To be done:
Quote exactly, and only, the lines from the one with "What matplotlib code" down to the one with "from matplotlib.ticker import FuncFormatter", both included.

[Source records]

□ □ □ □

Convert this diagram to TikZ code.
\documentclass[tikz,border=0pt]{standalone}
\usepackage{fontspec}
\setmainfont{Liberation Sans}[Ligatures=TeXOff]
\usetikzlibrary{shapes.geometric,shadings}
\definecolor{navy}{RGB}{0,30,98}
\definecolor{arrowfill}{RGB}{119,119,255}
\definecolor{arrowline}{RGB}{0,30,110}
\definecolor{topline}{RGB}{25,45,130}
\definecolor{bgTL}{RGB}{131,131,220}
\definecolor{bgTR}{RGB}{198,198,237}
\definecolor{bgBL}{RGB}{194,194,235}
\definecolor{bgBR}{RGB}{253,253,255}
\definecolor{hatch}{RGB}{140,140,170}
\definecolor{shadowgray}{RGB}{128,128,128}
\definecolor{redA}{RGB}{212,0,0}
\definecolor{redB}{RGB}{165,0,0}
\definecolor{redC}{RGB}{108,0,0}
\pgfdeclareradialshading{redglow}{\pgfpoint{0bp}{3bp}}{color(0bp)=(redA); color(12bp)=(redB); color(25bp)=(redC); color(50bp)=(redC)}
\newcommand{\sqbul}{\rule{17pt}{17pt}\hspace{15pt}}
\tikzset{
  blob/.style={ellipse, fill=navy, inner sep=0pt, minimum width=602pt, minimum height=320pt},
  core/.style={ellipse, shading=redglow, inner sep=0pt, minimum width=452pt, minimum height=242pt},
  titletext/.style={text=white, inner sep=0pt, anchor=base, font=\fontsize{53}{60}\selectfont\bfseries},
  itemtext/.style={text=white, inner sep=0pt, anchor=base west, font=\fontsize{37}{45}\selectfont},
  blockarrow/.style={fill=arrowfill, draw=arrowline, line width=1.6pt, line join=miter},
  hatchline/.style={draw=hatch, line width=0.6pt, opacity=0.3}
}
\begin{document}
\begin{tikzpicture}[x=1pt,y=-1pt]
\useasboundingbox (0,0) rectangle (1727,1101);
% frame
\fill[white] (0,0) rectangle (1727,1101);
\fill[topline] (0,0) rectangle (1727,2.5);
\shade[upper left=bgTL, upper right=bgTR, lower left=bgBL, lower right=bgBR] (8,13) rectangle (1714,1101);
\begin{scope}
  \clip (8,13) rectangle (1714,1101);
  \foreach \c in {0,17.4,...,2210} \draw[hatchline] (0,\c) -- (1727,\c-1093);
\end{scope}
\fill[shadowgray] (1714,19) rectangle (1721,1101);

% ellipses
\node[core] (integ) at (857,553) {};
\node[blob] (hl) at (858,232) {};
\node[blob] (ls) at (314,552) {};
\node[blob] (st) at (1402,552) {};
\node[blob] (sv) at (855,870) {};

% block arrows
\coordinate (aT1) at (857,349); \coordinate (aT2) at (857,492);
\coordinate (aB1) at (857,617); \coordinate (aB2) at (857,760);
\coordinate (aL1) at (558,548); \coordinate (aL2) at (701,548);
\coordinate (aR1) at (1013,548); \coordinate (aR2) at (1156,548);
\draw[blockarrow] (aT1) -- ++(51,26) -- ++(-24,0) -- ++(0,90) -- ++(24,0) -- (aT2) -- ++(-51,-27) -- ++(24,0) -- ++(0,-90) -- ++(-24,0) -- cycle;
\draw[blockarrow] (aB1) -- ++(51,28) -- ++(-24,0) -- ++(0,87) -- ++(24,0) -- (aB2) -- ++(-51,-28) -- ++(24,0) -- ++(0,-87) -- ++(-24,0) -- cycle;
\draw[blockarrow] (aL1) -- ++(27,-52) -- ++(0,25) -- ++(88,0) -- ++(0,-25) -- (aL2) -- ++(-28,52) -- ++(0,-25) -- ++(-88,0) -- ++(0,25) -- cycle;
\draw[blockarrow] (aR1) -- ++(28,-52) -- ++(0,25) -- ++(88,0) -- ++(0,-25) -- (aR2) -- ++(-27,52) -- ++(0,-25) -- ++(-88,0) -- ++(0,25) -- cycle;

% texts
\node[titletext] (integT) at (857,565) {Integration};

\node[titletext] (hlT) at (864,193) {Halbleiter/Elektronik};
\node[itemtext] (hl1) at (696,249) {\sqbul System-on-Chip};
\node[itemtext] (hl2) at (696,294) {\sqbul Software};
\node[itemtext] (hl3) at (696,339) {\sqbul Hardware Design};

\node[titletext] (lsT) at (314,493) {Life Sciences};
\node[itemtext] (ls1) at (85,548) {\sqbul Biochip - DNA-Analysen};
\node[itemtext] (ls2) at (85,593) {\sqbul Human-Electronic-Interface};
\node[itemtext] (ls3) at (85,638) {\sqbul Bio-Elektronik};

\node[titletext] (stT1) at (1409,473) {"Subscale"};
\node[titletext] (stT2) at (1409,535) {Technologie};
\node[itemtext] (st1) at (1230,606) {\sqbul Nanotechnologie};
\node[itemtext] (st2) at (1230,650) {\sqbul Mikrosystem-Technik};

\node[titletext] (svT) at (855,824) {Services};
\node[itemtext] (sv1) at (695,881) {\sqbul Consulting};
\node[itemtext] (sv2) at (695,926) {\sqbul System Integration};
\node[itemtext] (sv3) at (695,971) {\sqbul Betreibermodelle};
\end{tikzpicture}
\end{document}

□ □ □ □

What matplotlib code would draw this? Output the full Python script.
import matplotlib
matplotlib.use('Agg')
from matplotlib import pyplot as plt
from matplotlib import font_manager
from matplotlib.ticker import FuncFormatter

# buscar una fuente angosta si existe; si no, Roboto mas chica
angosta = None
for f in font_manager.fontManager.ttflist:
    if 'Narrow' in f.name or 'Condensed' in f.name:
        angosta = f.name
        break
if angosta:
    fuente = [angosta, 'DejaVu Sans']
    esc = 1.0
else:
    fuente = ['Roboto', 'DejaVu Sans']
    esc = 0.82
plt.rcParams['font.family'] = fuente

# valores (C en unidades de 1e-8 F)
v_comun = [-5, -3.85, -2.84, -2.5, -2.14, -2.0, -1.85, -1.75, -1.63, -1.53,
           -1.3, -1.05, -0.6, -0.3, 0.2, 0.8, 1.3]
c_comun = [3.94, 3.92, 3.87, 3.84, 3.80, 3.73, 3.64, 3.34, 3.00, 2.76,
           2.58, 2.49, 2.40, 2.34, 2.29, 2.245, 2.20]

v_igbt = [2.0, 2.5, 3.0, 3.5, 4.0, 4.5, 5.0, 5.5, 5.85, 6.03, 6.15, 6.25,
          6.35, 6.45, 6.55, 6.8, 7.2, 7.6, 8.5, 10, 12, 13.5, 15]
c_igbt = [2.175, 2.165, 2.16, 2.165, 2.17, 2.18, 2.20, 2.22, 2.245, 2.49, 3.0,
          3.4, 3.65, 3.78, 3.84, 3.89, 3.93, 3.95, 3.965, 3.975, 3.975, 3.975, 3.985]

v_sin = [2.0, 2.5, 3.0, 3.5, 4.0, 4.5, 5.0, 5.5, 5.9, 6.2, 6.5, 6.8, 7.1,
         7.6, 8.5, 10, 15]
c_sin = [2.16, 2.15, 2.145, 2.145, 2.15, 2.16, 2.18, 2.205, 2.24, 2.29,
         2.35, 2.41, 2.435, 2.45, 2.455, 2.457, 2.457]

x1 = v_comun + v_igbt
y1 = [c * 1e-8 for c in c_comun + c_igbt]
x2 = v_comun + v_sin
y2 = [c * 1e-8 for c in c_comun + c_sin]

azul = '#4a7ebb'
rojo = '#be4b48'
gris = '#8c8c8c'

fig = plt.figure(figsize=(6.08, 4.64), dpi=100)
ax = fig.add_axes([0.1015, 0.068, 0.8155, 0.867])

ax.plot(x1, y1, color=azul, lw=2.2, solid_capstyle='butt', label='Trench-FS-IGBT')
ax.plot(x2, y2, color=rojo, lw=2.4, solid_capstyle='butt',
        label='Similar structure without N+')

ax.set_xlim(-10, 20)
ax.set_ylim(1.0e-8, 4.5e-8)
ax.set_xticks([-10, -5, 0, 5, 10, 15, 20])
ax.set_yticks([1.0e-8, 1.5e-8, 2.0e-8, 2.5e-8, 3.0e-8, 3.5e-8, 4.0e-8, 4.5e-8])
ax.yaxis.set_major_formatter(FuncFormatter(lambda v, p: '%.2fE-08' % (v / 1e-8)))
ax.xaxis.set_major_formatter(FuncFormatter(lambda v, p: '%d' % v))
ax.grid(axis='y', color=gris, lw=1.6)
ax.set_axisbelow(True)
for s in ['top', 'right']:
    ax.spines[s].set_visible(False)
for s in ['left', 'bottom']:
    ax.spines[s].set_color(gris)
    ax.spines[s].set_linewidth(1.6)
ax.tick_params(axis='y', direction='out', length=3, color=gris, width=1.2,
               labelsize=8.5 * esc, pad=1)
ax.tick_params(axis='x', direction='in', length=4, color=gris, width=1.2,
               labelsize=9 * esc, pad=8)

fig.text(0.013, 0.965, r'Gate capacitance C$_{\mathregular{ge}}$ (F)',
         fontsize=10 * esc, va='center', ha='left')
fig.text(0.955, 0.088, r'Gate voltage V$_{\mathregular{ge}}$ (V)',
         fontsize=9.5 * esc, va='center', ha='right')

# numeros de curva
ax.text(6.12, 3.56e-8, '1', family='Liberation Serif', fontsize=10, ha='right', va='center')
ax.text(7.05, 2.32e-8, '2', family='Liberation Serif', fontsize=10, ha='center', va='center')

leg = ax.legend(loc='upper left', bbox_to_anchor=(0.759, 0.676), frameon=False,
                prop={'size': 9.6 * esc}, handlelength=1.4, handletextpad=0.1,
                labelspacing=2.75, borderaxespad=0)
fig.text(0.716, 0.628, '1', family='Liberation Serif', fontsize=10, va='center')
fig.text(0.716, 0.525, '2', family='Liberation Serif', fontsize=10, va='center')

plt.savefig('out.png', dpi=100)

□ □ □ □

Completed task:
What matplotlib code would draw this? Output the full Python script.
import matplotlib
matplotlib.use('Agg')
from matplotlib import pyplot as plt
from matplotlib import font_manager
from matplotlib.ticker import FuncFormatter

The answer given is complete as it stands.